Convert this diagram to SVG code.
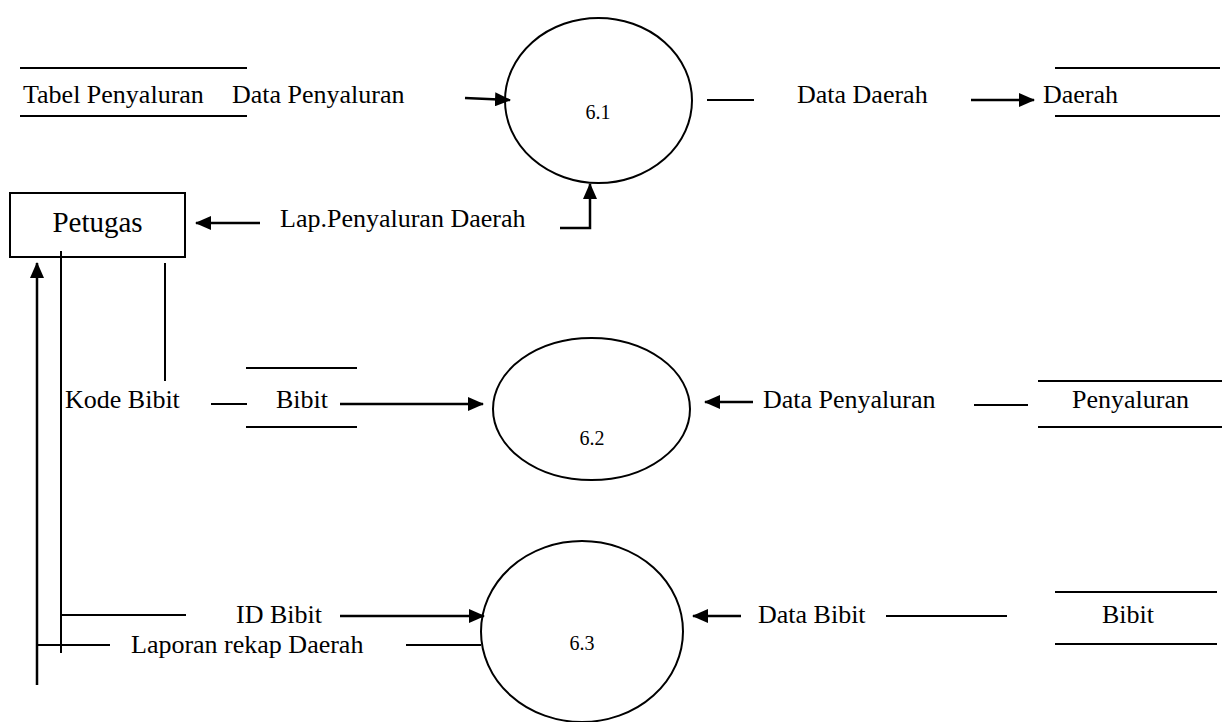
<svg xmlns="http://www.w3.org/2000/svg" width="1227" height="722" viewBox="0 0 1227 722">
<style>
  text { font-family: "Liberation Serif", "Times New Roman", serif; fill: #000; }
  .lbl { font-size: 26px; }
  .num { font-size: 20px; text-anchor: middle; }
  .ent { font-size: 29px; text-anchor: middle; }
  .ln { stroke: #000; stroke-width: 2; fill: none; }
  .ar { stroke: #000; stroke-width: 2.5; fill: none; }
  .proc { stroke: #000; stroke-width: 2; fill: #fff; }
</style>
<defs>
  <marker id="arr" viewBox="0 0 16 14" refX="15" refY="7" markerWidth="16" markerHeight="14" markerUnits="userSpaceOnUse" orient="auto">
    <path d="M0,0 L16,7 L0,14 Z" fill="#000"/>
  </marker>
</defs>
<rect width="1227" height="722" fill="#fff"/>

<g id="store-tabel-penyaluran">
  <line class="ln" x1="20" y1="68" x2="247" y2="68"/>
  <line class="ln" x1="20" y1="116" x2="247" y2="116"/>
  <text class="lbl" x="23" y="103">Tabel Penyaluran</text>
</g>
<g id="process-6-1">
  <ellipse class="proc" cx="598.5" cy="100.5" rx="93.5" ry="82.5"/>
  <text class="num" x="598" y="119">6.1</text>
</g>
<g id="store-daerah">
  <line class="ln" x1="1055" y1="68" x2="1220" y2="68"/>
  <line class="ln" x1="1055" y1="116" x2="1220" y2="116"/>
  <text class="lbl" x="1043" y="103">Daerah</text>
</g>
<g id="petugas">
  <rect x="10" y="193" width="175" height="64" fill="#fff" stroke="#000" stroke-width="2"/>
  <text class="ent" x="97.5" y="232">Petugas</text>
</g>
<g id="store-bibit-1">
  <line class="ln" x1="246" y1="368" x2="357" y2="368"/>
  <line class="ln" x1="246" y1="427" x2="357" y2="427"/>
  <text class="lbl" x="276" y="408">Bibit</text>
</g>
<g id="process-6-2">
  <ellipse class="proc" cx="591.5" cy="409" rx="98.5" ry="71"/>
  <text class="num" x="592" y="445">6.2</text>
</g>
<g id="store-penyaluran">
  <line class="ln" x1="1038" y1="381" x2="1222" y2="381"/>
  <line class="ln" x1="1038" y1="427" x2="1222" y2="427"/>
  <text class="lbl" x="1072" y="408">Penyaluran</text>
</g>
<g id="process-6-3">
  <ellipse class="proc" cx="582" cy="631.5" rx="101" ry="90.5"/>
  <text class="num" x="582" y="650">6.3</text>
</g>
<g id="store-bibit-2">
  <line class="ln" x1="1055" y1="592" x2="1217" y2="592"/>
  <line class="ln" x1="1055" y1="644" x2="1217" y2="644"/>
  <text class="lbl" x="1102" y="623">Bibit</text>
</g>

<g id="connectors">
  <line class="ar" x1="465" y1="98" x2="510" y2="100" marker-end="url(#arr)"/>
  <line class="ln" x1="707" y1="100" x2="754" y2="100"/>
  <line class="ar" x1="971" y1="100" x2="1034" y2="100" marker-end="url(#arr)"/>
  <polyline class="ar" points="560,228 590,228 590,184" marker-end="url(#arr)"/>
  <line class="ar" x1="260" y1="223" x2="196" y2="223" marker-end="url(#arr)"/>
  <line class="ln" x1="61" y1="251" x2="61" y2="653"/>
  <line class="ln" x1="61" y1="615" x2="186" y2="615"/>
  <line class="ln" x1="165" y1="263" x2="165" y2="381"/>
  <line class="ar" x1="37" y1="685" x2="37" y2="263" marker-end="url(#arr)"/>
  <line class="ln" x1="37" y1="645" x2="110" y2="645"/>
  <line class="ln" x1="211" y1="404" x2="247" y2="404"/>
  <line class="ar" x1="340" y1="404" x2="483" y2="404" marker-end="url(#arr)"/>
  <line class="ar" x1="753" y1="402" x2="705" y2="402" marker-end="url(#arr)"/>
  <line class="ln" x1="974" y1="405" x2="1028" y2="405"/>
  <line class="ar" x1="340" y1="616" x2="484" y2="616" marker-end="url(#arr)"/>
  <line class="ln" x1="406" y1="645" x2="481" y2="645"/>
  <line class="ar" x1="741" y1="616" x2="693" y2="616" marker-end="url(#arr)"/>
  <line class="ln" x1="886" y1="616" x2="1007" y2="616"/>
  <text class="lbl" x="232" y="103">Data Penyaluran</text>
  <text class="lbl" x="797" y="103">Data Daerah</text>
  <text class="lbl" x="280" y="227">Lap.Penyaluran Daerah</text>
  <text class="lbl" x="65" y="408">Kode Bibit</text>
  <text class="lbl" x="763" y="408">Data Penyaluran</text>
  <text class="lbl" x="236" y="623">ID Bibit</text>
  <text class="lbl" x="131" y="653">Laporan rekap Daerah</text>
  <text class="lbl" x="758" y="623">Data Bibit</text>
</g>
</svg>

==*==

### Task objective
Set the pictures aside and transcribe the data above exactly.

### Exercise output
Convert this diagram to SVG code.
<svg xmlns="http://www.w3.org/2000/svg" width="1227" height="722" viewBox="0 0 1227 722">
<style>
  text { font-family: "Liberation Serif", "Times New Roman", serif; fill: #000; }
  .lbl { font-size: 26px; }
  .num { font-size: 20px; text-anchor: middle; }
  .ent { font-size: 29px; text-anchor: middle; }
  .ln { stroke: #000; stroke-width: 2; fill: none; }
  .ar { stroke: #000; stroke-width: 2.5; fill: none; }
  .proc { stroke: #000; stroke-width: 2; fill: #fff; }
</style>
<defs>
  <marker id="arr" viewBox="0 0 16 14" refX="15" refY="7" markerWidth="16" markerHeight="14" markerUnits="userSpaceOnUse" orient="auto">
    <path d="M0,0 L16,7 L0,14 Z" fill="#000"/>
  </marker>
</defs>
<rect width="1227" height="722" fill="#fff"/>

<g id="store-tabel-penyaluran">
  <line class="ln" x1="20" y1="68" x2="247" y2="68"/>
  <line class="ln" x1="20" y1="116" x2="247" y2="116"/>
  <text class="lbl" x="23" y="103">Tabel Penyaluran</text>
</g>
<g id="process-6-1">
  <ellipse class="proc" cx="598.5" cy="100.5" rx="93.5" ry="82.5"/>
  <text class="num" x="598" y="119">6.1</text>
</g>
<g id="store-daerah">
  <line class="ln" x1="1055" y1="68" x2="1220" y2="68"/>
  <line class="ln" x1="1055" y1="116" x2="1220" y2="116"/>
  <text class="lbl" x="1043" y="103">Daerah</text>
</g>
<g id="petugas">
  <rect x="10" y="193" width="175" height="64" fill="#fff" stroke="#000" stroke-width="2"/>
  <text class="ent" x="97.5" y="232">Petugas</text>
</g>
<g id="store-bibit-1">
  <line class="ln" x1="246" y1="368" x2="357" y2="368"/>
  <line class="ln" x1="246" y1="427" x2="357" y2="427"/>
  <text class="lbl" x="276" y="408">Bibit</text>
</g>
<g id="process-6-2">
  <ellipse class="proc" cx="591.5" cy="409" rx="98.5" ry="71"/>
  <text class="num" x="592" y="445">6.2</text>
</g>
<g id="store-penyaluran">
  <line class="ln" x1="1038" y1="381" x2="1222" y2="381"/>
  <line class="ln" x1="1038" y1="427" x2="1222" y2="427"/>
  <text class="lbl" x="1072" y="408">Penyaluran</text>
</g>
<g id="process-6-3">
  <ellipse class="proc" cx="582" cy="631.5" rx="101" ry="90.5"/>
  <text class="num" x="582" y="650">6.3</text>
</g>
<g id="store-bibit-2">
  <line class="ln" x1="1055" y1="592" x2="1217" y2="592"/>
  <line class="ln" x1="1055" y1="644" x2="1217" y2="644"/>
  <text class="lbl" x="1102" y="623">Bibit</text>
</g>

<g id="connectors">
  <line class="ar" x1="465" y1="98" x2="510" y2="100" marker-end="url(#arr)"/>
  <line class="ln" x1="707" y1="100" x2="754" y2="100"/>
  <line class="ar" x1="971" y1="100" x2="1034" y2="100" marker-end="url(#arr)"/>
  <polyline class="ar" points="560,228 590,228 590,184" marker-end="url(#arr)"/>
  <line class="ar" x1="260" y1="223" x2="196" y2="223" marker-end="url(#arr)"/>
  <line class="ln" x1="61" y1="251" x2="61" y2="653"/>
  <line class="ln" x1="61" y1="615" x2="186" y2="615"/>
  <line class="ln" x1="165" y1="263" x2="165" y2="381"/>
  <line class="ar" x1="37" y1="685" x2="37" y2="263" marker-end="url(#arr)"/>
  <line class="ln" x1="37" y1="645" x2="110" y2="645"/>
  <line class="ln" x1="211" y1="404" x2="247" y2="404"/>
  <line class="ar" x1="340" y1="404" x2="483" y2="404" marker-end="url(#arr)"/>
  <line class="ar" x1="753" y1="402" x2="705" y2="402" marker-end="url(#arr)"/>
  <line class="ln" x1="974" y1="405" x2="1028" y2="405"/>
  <line class="ar" x1="340" y1="616" x2="484" y2="616" marker-end="url(#arr)"/>
  <line class="ln" x1="406" y1="645" x2="481" y2="645"/>
  <line class="ar" x1="741" y1="616" x2="693" y2="616" marker-end="url(#arr)"/>
  <line class="ln" x1="886" y1="616" x2="1007" y2="616"/>
  <text class="lbl" x="232" y="103">Data Penyaluran</text>
  <text class="lbl" x="797" y="103">Data Daerah</text>
  <text class="lbl" x="280" y="227">Lap.Penyaluran Daerah</text>
  <text class="lbl" x="65" y="408">Kode Bibit</text>
  <text class="lbl" x="763" y="408">Data Penyaluran</text>
  <text class="lbl" x="236" y="623">ID Bibit</text>
  <text class="lbl" x="131" y="653">Laporan rekap Daerah</text>
  <text class="lbl" x="758" y="623">Data Bibit</text>
</g>
</svg>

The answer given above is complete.